▶ WHAT IS EXPECTED
Without the pictures, print the lines running from the beginning of the material to the line containing "const BOTTOM = 833;", both ends included.

++++ DATA EXCERPT

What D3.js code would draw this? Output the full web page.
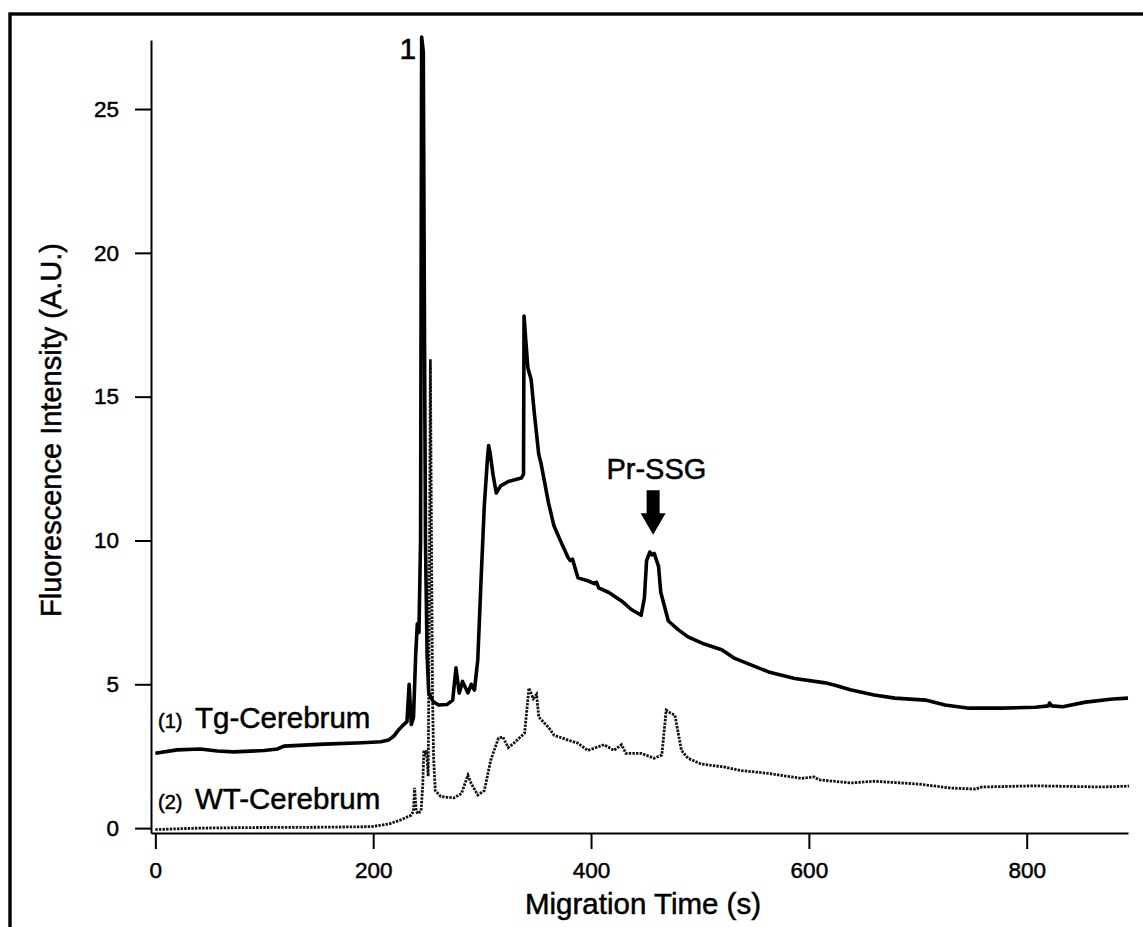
<!DOCTYPE html>
<html>
<head>
<meta charset="utf-8">
<script src="https://cdn.jsdelivr.net/npm/d3@7"></script>
<style>
  body { margin: 0; background: #fff; }
  .container text { font-family: "Liberation Sans", Arial, sans-serif; fill: #000; stroke: #000; stroke-width: 0.5px; }
  .axis path, .axis line { stroke: #000; stroke-width: 2; }
  .tgline { fill: none; stroke: #000; stroke-width: 3.6; stroke-linejoin: round; }
  .wtline { fill: none; stroke: #111; stroke-width: 2.8; stroke-dasharray: 2.4 1.2; }
</style>
</head>
<body>
<div class="container"></div>
<script>
const WIDTH = 1143;
const HEIGHT = 927;
const LEFT = 151;
const RIGHT = 1128;
const TOP = 40;
const BOTTOM = 833;

// migration time (s) and intensity for (1) Tg-Cerebrum
var tgTime = [0, 20, 41, 57, 72, 100, 112, 118, 155, 190, 207, 214, 219, 223, 228, 231, 233, 235, 237, 239,
  240.5, 242, 243.5, 244.5, 246, 247, 248, 249.5, 251, 255, 260, 268, 273, 276, 279, 282, 287, 290, 293,
  296, 299, 302, 305, 306, 307.5, 310, 313, 317, 324, 336, 338, 338.5, 340, 342, 345, 348, 352, 354, 361,
  366, 373, 379, 381, 383, 388, 397, 403, 405, 407, 416, 428, 437, 446, 449, 451, 454, 456, 458, 462, 464,
  471, 480, 489, 504, 520, 532, 563, 587, 615, 624, 639, 660, 679, 707, 725, 747, 777, 808, 820, 821, 823,
  833, 854, 879, 893];
var tgSignal = [2.6, 2.72, 2.75, 2.68, 2.65, 2.7, 2.75, 2.85, 2.92, 2.97, 3.0, 3.06, 3.2, 3.4, 3.6, 3.7, 5.0, 3.6, 3.85, 6.0,
  7.1, 6.8, 10, 27.5, 27.0, 18, 10, 6, 4.7, 4.4, 4.28, 4.3, 4.45, 5.57, 4.7, 5.1, 4.7, 5.0, 4.8,
  5.84, 8.6, 11.2, 12.9, 13.3, 13.0, 12.3, 11.65, 11.9, 12.05, 12.17, 12.3, 17.8, 17.0, 16.0, 15.6, 14.4, 13.0, 12.7, 11.3,
  10.5, 9.9, 9.4, 9.3, 9.35, 8.7, 8.6, 8.5, 8.55, 8.35, 8.2, 7.9, 7.6, 7.4, 8.0, 9.3, 9.6, 9.5, 9.55, 9.1, 8.2,
  7.2, 6.9, 6.65, 6.4, 6.2, 5.9, 5.43, 5.2, 5.05, 4.97, 4.8, 4.63, 4.52, 4.45, 4.28, 4.17, 4.17, 4.2, 4.25, 4.35, 4.25,
  4.22, 4.38, 4.49, 4.52];

// migration time (s) and intensity for (2) WT-Cerebrum
var wtTime = [0, 40, 90, 150, 198, 207, 215, 225, 235, 237, 238, 239.5, 241, 244, 245.5, 246.5, 248, 249, 250.5,
  251.5, 252.5, 253.5, 254.5, 255.5, 257, 262, 274, 281, 287, 290, 296, 302, 308, 315, 319, 324, 329, 339,
  343, 347, 350, 352, 361, 366, 379, 388, 397, 412, 421, 428, 432, 446, 458, 465, 469, 473, 477, 483, 489,
  501, 523, 538, 563, 593, 605, 609, 639, 660, 701, 731, 753, 759, 808, 869, 894];
var wtSignal = [-0.05, 0.0, 0.02, 0.03, 0.05, 0.1, 0.15, 0.28, 0.45, 0.6, 1.4, 0.6, 0.5, 0.6, 1.5, 2.7, 2.6, 2.7, 1.8,
  8, 16.3, 10, 4.45, 2.4, 1.3, 1.1, 1.05, 1.2, 1.84, 1.55, 1.15, 1.3, 2.37, 3.13, 3.17, 2.8, 2.95, 3.3,
  4.87, 4.5, 4.65, 3.86, 3.5, 3.23, 3.06, 2.95, 2.7, 2.9, 2.7, 2.9, 2.6, 2.6, 2.43, 2.54, 4.1, 4.0, 3.93, 2.7, 2.43,
  2.23, 2.12, 2.0, 1.9, 1.73, 1.78, 1.68, 1.57, 1.63, 1.53, 1.39, 1.36, 1.43, 1.47, 1.43, 1.46];

var xTicks = [0, 200, 400, 600, 800];
var yTicks = [0, 5, 10, 15, 20, 25];

var xScale = d3.scaleLinear()
    .domain([-4, 893])
    .range([LEFT, RIGHT]);

var yScale = d3.scaleLinear()
    .domain([-0.17, 27.4])
    .range([BOTTOM, TOP]);

var translate = function(x, y){
    return "translate(" + x + "," + y + ")";
};

var zipSeries = function(times, values){
    return times.map(function(t, i){ return {x: t, y: values[i]}; });
};

var initializeChart = function(){
    var svg = d3.select('.container').append('svg')
        .attr('width', WIDTH)
        .attr('height', HEIGHT);

    // outer frame, runs off the right and bottom edges like the scan
    svg.append('rect')
        .attr('x', 10).attr('y', 14)
        .attr('width', 1160).attr('height', 960)
        .attr('fill', 'none')
        .attr('stroke', '#000')
        .attr('stroke-width', 3.4);

    var xAxis = d3.axisBottom(xScale).tickValues(xTicks).tickSize(16).tickSizeOuter(0).tickPadding(13);
    var yAxis = d3.axisLeft(yScale).tickValues(yTicks).tickSize(16).tickSizeOuter(0).tickPadding(16);

    svg.append('g').attr('class', 'axis')
        .attr('transform', translate(0, BOTTOM))
        .call(xAxis);
    svg.append('g').attr('class', 'axis')
        .attr('transform', translate(LEFT, 0))
        .call(yAxis);

    svg.selectAll('.axis text')
        .style('font-size', '22.5px')
        .style('font-family', '"Liberation Sans", Arial, sans-serif')
        .attr('fill', '#000');

    svg.append('text')
        .attr('x', 643)
        .attr('y', 914)
        .attr('text-anchor', 'middle')
        .style('font-size', '29.5px')
        .text('Migration Time (s)');

    svg.append('text')
        .attr('transform', translate(61, 430) + ' rotate(-90)')
        .attr('text-anchor', 'middle')
        .style('font-size', '29px')
        .text('Fluorescence Intensity (A.U.)');

    return svg;
};

var createLine = function(data, cls, svg){
    var line = d3.line()
        .x(function(d){ return xScale(d.x); })
        .y(function(d){ return yScale(d.y); });
    svg.append('path')
        .datum(data)
        .attr('class', cls)
        .attr('d', line);
};

var addLabels = function(svg){
    // peak 1 label
    svg.append('text')
        .attr('x', xScale(239.5))
        .attr('y', yScale(26.75))
        .attr('text-anchor', 'end')
        .style('font-size', '30px')
        .text('1');

    // Pr-SSG label and arrow
    svg.append('text')
        .attr('x', xScale(460))
        .attr('y', yScale(12.15))
        .attr('text-anchor', 'middle')
        .style('font-size', '29px')
        .text('Pr-SSG');

    var ax = xScale(457);
    var yTop = yScale(11.75), yBase = yScale(10.95), yTip = yScale(10.2);
    svg.append('path')
        .attr('d', 'M' + (ax - 6.5) + ',' + yTop + 'H' + (ax + 6.5) + 'V' + yBase + 'H' + (ax + 12.5) +
            'L' + ax + ',' + yTip + 'L' + (ax - 12.5) + ',' + yBase + 'H' + (ax - 6.5) + 'Z')
        .attr('fill', '#000');

    // trace labels
    var legend = [
        {num: '(1)', name: 'Tg-Cerebrum', y: 3.48},
        {num: '(2)', name: 'WT-Cerebrum', y: 0.66}
    ];
    legend.forEach(function(d){
        var t = svg.append('text')
            .attr('x', 158)
            .attr('y', yScale(d.y));
        t.append('tspan').style('font-size', '20px').text(d.num);
        t.append('tspan').attr('x', 195).style('font-size', '29.5px').text(d.name);
    });
};

var loadChart = function(){
    var svg = initializeChart();
    createLine(zipSeries(wtTime, wtSignal), 'wtline', svg);
    createLine(zipSeries(tgTime, tgSignal), 'tgline', svg);
    addLabels(svg);
};

window.onload = loadChart;
</script>
</body>
</html>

++++++++

▶ SOLUTION TO THIS EXERCISE
What D3.js code would draw this? Output the full web page.
<!DOCTYPE html>
<html>
<head>
<meta charset="utf-8">
<script src="https://cdn.jsdelivr.net/npm/d3@7"></script>
<style>
  body { margin: 0; background: #fff; }
  .container text { font-family: "Liberation Sans", Arial, sans-serif; fill: #000; stroke: #000; stroke-width: 0.5px; }
  .axis path, .axis line { stroke: #000; stroke-width: 2; }
  .tgline { fill: none; stroke: #000; stroke-width: 3.6; stroke-linejoin: round; }
  .wtline { fill: none; stroke: #111; stroke-width: 2.8; stroke-dasharray: 2.4 1.2; }
</style>
</head>
<body>
<div class="container"></div>
<script>
const WIDTH = 1143;
const HEIGHT = 927;
const LEFT = 151;
const RIGHT = 1128;
const TOP = 40;
const BOTTOM = 833;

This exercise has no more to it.